- [Exercise goal]
Can you print the data exactly and leave out each image?

- [Data segment]

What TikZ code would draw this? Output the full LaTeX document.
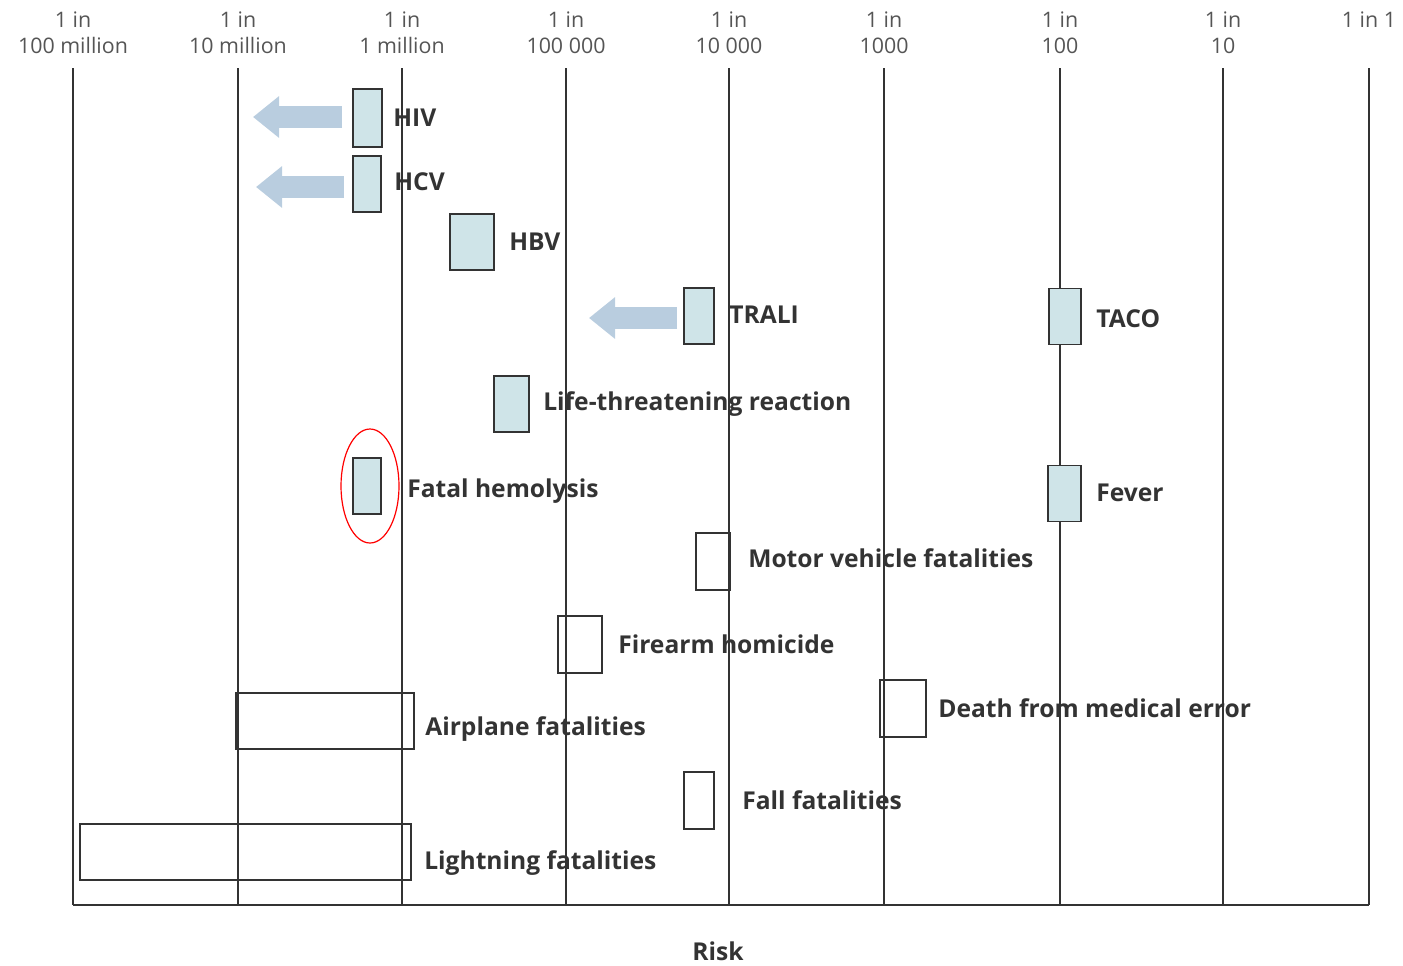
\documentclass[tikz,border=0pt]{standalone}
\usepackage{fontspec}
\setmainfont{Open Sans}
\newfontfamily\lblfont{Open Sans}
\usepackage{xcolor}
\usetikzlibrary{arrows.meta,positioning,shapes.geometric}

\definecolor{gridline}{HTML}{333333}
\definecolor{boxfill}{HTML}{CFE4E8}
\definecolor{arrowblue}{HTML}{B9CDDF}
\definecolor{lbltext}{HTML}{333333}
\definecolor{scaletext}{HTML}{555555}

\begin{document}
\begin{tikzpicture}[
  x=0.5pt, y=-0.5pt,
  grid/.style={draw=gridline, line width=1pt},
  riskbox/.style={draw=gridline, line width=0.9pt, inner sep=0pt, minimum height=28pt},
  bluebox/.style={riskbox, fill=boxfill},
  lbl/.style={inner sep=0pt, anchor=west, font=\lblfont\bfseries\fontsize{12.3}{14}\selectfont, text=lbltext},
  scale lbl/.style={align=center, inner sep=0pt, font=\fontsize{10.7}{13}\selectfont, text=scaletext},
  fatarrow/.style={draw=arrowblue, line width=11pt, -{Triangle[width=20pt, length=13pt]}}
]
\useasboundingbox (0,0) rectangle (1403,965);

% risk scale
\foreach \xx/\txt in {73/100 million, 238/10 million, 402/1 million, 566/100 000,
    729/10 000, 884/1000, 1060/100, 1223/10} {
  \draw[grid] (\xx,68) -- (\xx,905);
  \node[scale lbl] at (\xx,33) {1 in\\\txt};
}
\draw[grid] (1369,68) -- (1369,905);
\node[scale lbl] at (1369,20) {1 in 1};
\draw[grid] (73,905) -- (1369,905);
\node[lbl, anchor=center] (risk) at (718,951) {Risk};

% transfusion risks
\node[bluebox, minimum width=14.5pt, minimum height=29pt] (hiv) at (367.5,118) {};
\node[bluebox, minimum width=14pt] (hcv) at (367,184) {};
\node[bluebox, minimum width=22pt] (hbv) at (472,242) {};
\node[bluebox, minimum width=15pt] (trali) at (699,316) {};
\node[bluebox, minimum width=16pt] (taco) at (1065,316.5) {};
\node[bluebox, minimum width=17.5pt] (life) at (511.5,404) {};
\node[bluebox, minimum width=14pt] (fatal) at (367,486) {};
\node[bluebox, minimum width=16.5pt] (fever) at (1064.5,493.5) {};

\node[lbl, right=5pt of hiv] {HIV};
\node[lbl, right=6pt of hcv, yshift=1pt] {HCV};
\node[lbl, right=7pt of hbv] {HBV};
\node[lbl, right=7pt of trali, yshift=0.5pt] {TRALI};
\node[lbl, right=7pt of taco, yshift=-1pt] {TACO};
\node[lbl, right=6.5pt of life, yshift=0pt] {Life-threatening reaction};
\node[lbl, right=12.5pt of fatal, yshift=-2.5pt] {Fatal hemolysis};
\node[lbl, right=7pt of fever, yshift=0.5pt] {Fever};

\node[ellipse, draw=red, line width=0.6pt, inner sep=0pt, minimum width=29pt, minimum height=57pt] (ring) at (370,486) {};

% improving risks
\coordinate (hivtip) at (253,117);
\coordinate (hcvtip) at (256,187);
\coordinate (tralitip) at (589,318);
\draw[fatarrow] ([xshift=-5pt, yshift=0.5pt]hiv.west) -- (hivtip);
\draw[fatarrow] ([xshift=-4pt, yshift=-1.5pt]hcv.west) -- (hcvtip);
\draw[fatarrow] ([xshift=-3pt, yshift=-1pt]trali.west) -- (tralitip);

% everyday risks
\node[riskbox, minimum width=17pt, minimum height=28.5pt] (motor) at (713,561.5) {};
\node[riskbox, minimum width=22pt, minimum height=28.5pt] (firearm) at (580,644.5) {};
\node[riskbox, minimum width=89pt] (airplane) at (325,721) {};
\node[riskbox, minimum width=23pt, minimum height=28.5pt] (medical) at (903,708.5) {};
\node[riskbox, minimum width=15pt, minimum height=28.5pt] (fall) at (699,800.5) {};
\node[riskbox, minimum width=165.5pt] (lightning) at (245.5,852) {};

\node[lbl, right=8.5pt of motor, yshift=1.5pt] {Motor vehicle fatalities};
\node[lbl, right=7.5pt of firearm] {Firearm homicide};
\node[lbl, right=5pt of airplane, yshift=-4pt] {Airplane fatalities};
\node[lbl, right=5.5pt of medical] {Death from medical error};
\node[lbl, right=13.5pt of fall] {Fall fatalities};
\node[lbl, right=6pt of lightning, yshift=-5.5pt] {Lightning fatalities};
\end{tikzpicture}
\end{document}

- [Answer for this exercise]
What TikZ code would draw this? Output the full LaTeX document.
\documentclass[tikz,border=0pt]{standalone}
\usepackage{fontspec}
\setmainfont{Open Sans}
\newfontfamily\lblfont{Open Sans}
\usepackage{xcolor}
\usetikzlibrary{arrows.meta,positioning,shapes.geometric}

\definecolor{gridline}{HTML}{333333}
\definecolor{boxfill}{HTML}{CFE4E8}
\definecolor{arrowblue}{HTML}{B9CDDF}
\definecolor{lbltext}{HTML}{333333}
\definecolor{scaletext}{HTML}{555555}

\begin{document}
\begin{tikzpicture}[
  x=0.5pt, y=-0.5pt,
  grid/.style={draw=gridline, line width=1pt},
  riskbox/.style={draw=gridline, line width=0.9pt, inner sep=0pt, minimum height=28pt},
  bluebox/.style={riskbox, fill=boxfill},
  lbl/.style={inner sep=0pt, anchor=west, font=\lblfont\bfseries\fontsize{12.3}{14}\selectfont, text=lbltext},
  scale lbl/.style={align=center, inner sep=0pt, font=\fontsize{10.7}{13}\selectfont, text=scaletext},
  fatarrow/.style={draw=arrowblue, line width=11pt, -{Triangle[width=20pt, length=13pt]}}
]
\useasboundingbox (0,0) rectangle (1403,965);

% risk scale
\foreach \xx/\txt in {73/100 million, 238/10 million, 402/1 million, 566/100 000,
    729/10 000, 884/1000, 1060/100, 1223/10} {
  \draw[grid] (\xx,68) -- (\xx,905);
  \node[scale lbl] at (\xx,33) {1 in\\\txt};
}
\draw[grid] (1369,68) -- (1369,905);
\node[scale lbl] at (1369,20) {1 in 1};
\draw[grid] (73,905) -- (1369,905);
\node[lbl, anchor=center] (risk) at (718,951) {Risk};

% transfusion risks
\node[bluebox, minimum width=14.5pt, minimum height=29pt] (hiv) at (367.5,118) {};
\node[bluebox, minimum width=14pt] (hcv) at (367,184) {};
\node[bluebox, minimum width=22pt] (hbv) at (472,242) {};
\node[bluebox, minimum width=15pt] (trali) at (699,316) {};
\node[bluebox, minimum width=16pt] (taco) at (1065,316.5) {};
\node[bluebox, minimum width=17.5pt] (life) at (511.5,404) {};
\node[bluebox, minimum width=14pt] (fatal) at (367,486) {};
\node[bluebox, minimum width=16.5pt] (fever) at (1064.5,493.5) {};

\node[lbl, right=5pt of hiv] {HIV};
\node[lbl, right=6pt of hcv, yshift=1pt] {HCV};
\node[lbl, right=7pt of hbv] {HBV};
\node[lbl, right=7pt of trali, yshift=0.5pt] {TRALI};
\node[lbl, right=7pt of taco, yshift=-1pt] {TACO};
\node[lbl, right=6.5pt of life, yshift=0pt] {Life-threatening reaction};
\node[lbl, right=12.5pt of fatal, yshift=-2.5pt] {Fatal hemolysis};
\node[lbl, right=7pt of fever, yshift=0.5pt] {Fever};

\node[ellipse, draw=red, line width=0.6pt, inner sep=0pt, minimum width=29pt, minimum height=57pt] (ring) at (370,486) {};

% improving risks
\coordinate (hivtip) at (253,117);
\coordinate (hcvtip) at (256,187);
\coordinate (tralitip) at (589,318);
\draw[fatarrow] ([xshift=-5pt, yshift=0.5pt]hiv.west) -- (hivtip);
\draw[fatarrow] ([xshift=-4pt, yshift=-1.5pt]hcv.west) -- (hcvtip);
\draw[fatarrow] ([xshift=-3pt, yshift=-1pt]trali.west) -- (tralitip);

% everyday risks
\node[riskbox, minimum width=17pt, minimum height=28.5pt] (motor) at (713,561.5) {};
\node[riskbox, minimum width=22pt, minimum height=28.5pt] (firearm) at (580,644.5) {};
\node[riskbox, minimum width=89pt] (airplane) at (325,721) {};
\node[riskbox, minimum width=23pt, minimum height=28.5pt] (medical) at (903,708.5) {};
\node[riskbox, minimum width=15pt, minimum height=28.5pt] (fall) at (699,800.5) {};
\node[riskbox, minimum width=165.5pt] (lightning) at (245.5,852) {};

\node[lbl, right=8.5pt of motor, yshift=1.5pt] {Motor vehicle fatalities};
\node[lbl, right=7.5pt of firearm] {Firearm homicide};
\node[lbl, right=5pt of airplane, yshift=-4pt] {Airplane fatalities};
\node[lbl, right=5.5pt of medical] {Death from medical error};
\node[lbl, right=13.5pt of fall] {Fall fatalities};
\node[lbl, right=6pt of lightning, yshift=-5.5pt] {Lightning fatalities};
\end{tikzpicture}
\end{document}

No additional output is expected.